| Task to complete |
Locate the string "this" throughout the material and copy every line in which it occurs.

| The input |
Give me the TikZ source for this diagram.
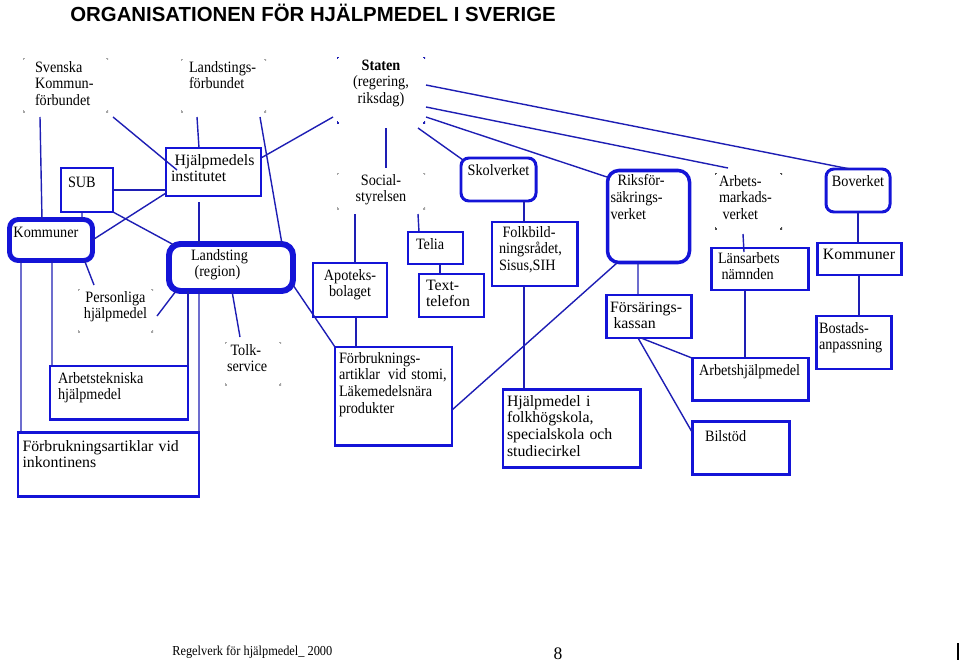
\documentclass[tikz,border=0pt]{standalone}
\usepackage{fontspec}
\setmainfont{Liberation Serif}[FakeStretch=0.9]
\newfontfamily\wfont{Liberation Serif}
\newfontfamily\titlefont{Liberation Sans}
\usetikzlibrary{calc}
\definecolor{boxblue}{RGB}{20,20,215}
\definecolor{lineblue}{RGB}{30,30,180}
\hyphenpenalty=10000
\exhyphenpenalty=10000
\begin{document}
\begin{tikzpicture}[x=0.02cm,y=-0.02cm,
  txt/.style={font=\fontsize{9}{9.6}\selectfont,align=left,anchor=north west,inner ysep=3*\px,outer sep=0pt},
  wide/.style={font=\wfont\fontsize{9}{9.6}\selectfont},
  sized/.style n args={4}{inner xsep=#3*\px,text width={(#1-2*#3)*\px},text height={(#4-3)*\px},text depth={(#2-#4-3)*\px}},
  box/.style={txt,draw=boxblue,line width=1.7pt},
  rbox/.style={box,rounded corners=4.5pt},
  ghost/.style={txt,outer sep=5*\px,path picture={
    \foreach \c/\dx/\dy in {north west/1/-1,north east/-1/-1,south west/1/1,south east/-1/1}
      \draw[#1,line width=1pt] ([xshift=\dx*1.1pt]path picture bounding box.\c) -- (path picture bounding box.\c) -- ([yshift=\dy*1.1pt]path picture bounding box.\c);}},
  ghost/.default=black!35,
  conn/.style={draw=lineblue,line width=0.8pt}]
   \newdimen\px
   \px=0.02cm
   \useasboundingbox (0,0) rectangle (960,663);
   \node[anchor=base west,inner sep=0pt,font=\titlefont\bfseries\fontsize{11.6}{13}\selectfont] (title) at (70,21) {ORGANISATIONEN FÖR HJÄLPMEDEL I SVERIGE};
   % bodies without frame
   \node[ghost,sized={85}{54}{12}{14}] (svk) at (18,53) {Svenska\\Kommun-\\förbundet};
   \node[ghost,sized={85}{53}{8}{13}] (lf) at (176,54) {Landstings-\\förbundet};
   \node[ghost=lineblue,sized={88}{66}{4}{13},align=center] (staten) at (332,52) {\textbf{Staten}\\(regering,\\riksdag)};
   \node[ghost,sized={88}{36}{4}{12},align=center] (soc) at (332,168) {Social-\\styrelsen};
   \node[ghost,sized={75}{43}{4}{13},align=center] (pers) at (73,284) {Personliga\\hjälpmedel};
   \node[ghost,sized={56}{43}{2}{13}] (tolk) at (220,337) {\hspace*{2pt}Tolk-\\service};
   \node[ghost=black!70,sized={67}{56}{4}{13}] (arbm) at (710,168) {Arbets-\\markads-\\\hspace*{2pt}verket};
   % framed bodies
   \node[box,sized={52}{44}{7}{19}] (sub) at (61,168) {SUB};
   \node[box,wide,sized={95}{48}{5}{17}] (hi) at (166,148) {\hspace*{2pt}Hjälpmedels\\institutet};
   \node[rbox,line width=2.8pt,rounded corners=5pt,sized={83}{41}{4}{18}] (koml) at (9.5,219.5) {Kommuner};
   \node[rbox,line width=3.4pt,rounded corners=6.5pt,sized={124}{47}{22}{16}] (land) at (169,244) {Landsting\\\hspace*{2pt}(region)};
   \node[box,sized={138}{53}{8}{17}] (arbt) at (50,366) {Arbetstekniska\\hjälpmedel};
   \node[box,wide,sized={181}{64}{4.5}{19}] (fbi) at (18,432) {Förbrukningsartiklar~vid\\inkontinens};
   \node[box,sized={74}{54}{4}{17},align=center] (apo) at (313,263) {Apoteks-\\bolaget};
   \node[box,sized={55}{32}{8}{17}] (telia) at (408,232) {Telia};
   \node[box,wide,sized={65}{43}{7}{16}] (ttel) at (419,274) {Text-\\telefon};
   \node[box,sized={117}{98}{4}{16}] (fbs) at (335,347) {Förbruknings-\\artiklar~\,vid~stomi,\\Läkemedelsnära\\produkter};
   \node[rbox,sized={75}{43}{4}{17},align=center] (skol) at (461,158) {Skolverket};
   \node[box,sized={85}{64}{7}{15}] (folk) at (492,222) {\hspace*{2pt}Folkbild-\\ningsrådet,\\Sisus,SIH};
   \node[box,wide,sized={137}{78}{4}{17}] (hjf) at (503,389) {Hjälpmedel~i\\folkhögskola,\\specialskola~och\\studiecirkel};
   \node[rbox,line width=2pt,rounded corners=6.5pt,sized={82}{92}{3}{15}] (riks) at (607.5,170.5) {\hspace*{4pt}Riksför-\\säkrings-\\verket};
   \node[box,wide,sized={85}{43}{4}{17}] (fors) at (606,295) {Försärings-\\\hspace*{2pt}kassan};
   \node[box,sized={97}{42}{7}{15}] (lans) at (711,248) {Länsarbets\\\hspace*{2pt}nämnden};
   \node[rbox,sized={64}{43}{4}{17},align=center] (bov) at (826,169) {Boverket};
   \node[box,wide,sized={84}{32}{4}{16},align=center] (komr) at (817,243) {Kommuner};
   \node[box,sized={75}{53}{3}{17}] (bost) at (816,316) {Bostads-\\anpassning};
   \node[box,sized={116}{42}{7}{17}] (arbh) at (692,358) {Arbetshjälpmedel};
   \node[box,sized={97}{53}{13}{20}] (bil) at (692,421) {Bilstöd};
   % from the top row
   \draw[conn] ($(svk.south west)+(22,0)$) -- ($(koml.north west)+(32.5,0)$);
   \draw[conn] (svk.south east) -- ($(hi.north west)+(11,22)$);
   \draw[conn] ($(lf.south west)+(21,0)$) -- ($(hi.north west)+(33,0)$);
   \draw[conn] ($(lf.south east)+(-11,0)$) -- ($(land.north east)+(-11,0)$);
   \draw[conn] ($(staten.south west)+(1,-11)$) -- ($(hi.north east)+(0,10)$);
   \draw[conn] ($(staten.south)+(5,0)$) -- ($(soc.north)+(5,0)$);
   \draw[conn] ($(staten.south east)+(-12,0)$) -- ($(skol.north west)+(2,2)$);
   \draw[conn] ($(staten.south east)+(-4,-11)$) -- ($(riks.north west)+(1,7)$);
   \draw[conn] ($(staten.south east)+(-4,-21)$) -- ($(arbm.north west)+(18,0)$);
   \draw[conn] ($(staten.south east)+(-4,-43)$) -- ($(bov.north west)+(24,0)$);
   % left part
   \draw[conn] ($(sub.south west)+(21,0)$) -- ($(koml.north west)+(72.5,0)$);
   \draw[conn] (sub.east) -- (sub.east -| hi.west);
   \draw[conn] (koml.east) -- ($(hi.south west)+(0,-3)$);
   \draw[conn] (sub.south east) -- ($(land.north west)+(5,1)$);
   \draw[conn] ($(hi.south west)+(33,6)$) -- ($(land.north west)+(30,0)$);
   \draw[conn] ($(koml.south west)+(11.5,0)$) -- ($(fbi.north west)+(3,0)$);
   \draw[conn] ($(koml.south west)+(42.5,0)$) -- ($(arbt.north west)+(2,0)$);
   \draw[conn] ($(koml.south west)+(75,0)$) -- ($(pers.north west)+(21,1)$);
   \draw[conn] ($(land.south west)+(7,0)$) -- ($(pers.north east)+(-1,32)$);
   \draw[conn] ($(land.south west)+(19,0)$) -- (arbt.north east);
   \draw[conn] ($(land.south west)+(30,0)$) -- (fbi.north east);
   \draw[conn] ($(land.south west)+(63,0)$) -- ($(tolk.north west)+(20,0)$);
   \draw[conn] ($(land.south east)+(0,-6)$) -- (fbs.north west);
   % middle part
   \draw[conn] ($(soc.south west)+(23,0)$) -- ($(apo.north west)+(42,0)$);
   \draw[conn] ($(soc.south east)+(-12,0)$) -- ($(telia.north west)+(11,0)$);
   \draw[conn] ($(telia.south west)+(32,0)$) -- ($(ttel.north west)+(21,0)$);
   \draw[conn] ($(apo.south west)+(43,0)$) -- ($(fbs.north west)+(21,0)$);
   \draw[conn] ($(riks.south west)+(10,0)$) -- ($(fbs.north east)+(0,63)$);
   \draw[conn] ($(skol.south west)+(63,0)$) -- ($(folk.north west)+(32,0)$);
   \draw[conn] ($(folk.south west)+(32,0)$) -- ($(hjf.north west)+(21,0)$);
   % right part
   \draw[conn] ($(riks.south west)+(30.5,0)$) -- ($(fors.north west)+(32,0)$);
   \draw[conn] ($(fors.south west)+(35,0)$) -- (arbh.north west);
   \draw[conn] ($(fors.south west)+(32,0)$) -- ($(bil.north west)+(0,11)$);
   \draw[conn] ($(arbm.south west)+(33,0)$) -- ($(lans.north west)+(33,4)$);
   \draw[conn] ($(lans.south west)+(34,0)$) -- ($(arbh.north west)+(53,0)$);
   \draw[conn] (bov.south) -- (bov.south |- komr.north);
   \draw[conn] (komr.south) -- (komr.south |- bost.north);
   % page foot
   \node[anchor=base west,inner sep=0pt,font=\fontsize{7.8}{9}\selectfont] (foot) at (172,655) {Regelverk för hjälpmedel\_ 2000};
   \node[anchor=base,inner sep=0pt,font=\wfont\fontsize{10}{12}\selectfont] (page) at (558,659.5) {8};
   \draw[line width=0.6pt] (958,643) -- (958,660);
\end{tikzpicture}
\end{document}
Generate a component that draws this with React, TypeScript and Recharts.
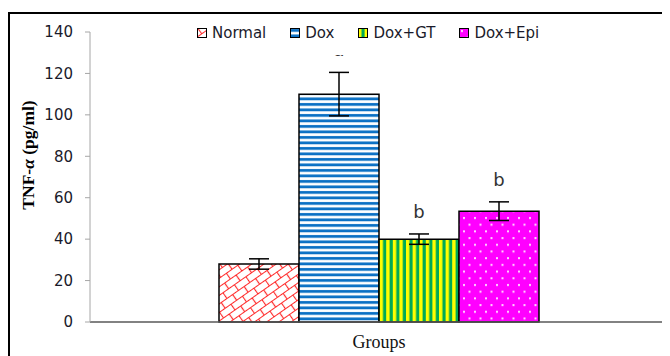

| Expected answer |
Give me the TikZ source for this diagram.
Generate a component that draws this with React, TypeScript and Recharts.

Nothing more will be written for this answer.